Why It Matters in NHI Security

Cross-domain attack is one of the clearest reasons NHI security cannot be managed as isolated identity, cloud, or AppSec workstreams. When a compromised secret or session can move from one layer to another, the organisation loses the ability to rely on domain-specific controls as independent safeguards.

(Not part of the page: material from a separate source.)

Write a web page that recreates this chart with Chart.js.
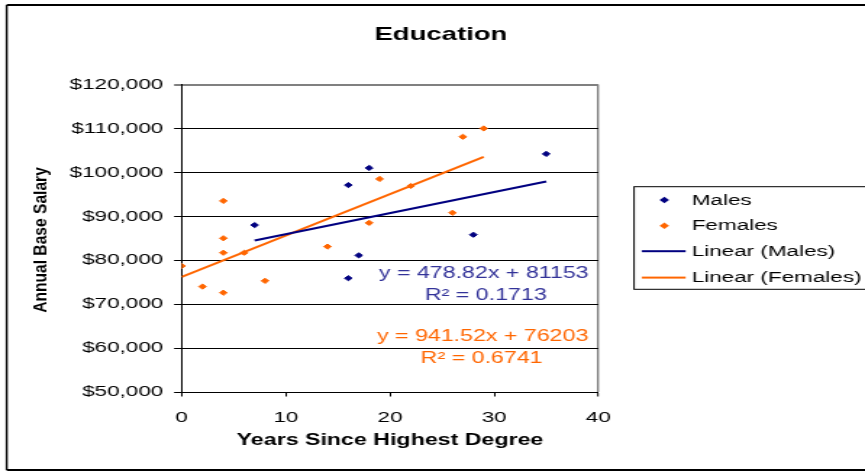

This is especially important because fragmentation is already common: The State of Secrets in AppSec reports an average of 6 distinct secrets manager instances, and leaked secrets still take 27 days on average to remediate. That delay gives attackers time to chain access across systems. NHIMG’s 52 NHI Breaches Analysis and Ultimate Guide to NHIs — Key Challenges and Risks both reinforce that the real hazard is not just exposure, but the ability of one compromised identity to inherit trust across domains. In practice, that means defenders need joined-up monitoring, tighter privilege boundaries, and reauthentication where context changes. Organisations typically encounter this term only after a seemingly small compromise turns into broad environment access, at which point cross-domain attack becomes operationally unavoidable to address.

Standards & Framework Alignment

This section maps relevant standards and security frameworks to the operational risks and controls described in this guidance.

OWASP Non-Human Identity Top 10 address the attack and risk surface, while NIST CSF 2.0 and NIST Zero Trust (SP 800-207) set the governance and control requirements practitioners need to meet.

Framework Control / Reference Relevance
OWASP Non-Human Identity Top 10 NHI-02 Covers secret handling and trust paths that enable cross-domain movement.
NIST CSF 2.0 PR.AC-4 Least-privilege access control limits an identity from pivoting across domains.
NIST Zero Trust (SP 800-207) SC-7 Zero trust segmentation directly addresses adversary pivoting between domains.

Map service accounts to least privilege and review cross-domain entitlements regularly.